• [Work required]: Copy exactly the lines from the start of the data below through the one that carries "plt.rcParams['font.family'] = ['PT", and only those.

• [Raw data]:
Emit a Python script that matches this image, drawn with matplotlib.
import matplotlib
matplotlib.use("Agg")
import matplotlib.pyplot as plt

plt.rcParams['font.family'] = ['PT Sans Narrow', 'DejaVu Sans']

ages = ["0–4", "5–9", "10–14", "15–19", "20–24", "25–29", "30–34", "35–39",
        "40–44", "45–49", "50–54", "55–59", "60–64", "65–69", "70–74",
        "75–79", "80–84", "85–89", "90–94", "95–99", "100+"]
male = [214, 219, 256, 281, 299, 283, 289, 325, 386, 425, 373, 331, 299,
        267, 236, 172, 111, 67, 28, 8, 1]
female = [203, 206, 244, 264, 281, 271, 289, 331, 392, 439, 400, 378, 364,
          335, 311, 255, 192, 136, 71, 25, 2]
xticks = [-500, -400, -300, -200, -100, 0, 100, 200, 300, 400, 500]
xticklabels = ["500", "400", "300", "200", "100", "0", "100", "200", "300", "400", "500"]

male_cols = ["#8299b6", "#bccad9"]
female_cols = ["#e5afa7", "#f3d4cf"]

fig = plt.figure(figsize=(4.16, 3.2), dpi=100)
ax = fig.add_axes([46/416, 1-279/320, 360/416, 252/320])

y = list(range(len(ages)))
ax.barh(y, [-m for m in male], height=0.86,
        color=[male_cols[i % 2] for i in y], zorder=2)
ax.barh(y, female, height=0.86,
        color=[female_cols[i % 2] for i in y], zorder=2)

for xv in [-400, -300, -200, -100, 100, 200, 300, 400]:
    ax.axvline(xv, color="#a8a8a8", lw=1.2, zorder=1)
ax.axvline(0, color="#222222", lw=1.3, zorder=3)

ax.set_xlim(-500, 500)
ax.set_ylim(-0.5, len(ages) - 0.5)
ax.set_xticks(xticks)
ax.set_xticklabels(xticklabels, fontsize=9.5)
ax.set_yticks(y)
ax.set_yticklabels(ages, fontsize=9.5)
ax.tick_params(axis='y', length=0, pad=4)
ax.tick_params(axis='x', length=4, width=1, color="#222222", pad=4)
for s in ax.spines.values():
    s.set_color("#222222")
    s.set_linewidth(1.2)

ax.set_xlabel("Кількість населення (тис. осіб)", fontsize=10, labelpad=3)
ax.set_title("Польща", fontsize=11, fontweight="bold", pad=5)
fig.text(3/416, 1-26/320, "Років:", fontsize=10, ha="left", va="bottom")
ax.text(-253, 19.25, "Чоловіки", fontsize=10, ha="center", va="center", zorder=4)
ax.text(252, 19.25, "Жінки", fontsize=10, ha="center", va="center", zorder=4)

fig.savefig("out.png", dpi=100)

• [Solution to the problem]:
Emit a Python script that matches this image, drawn with matplotlib.
import matplotlib
matplotlib.use("Agg")
import matplotlib.pyplot as plt

plt.rcParams['font.family'] = ['PT Sans Narrow', 'DejaVu Sans']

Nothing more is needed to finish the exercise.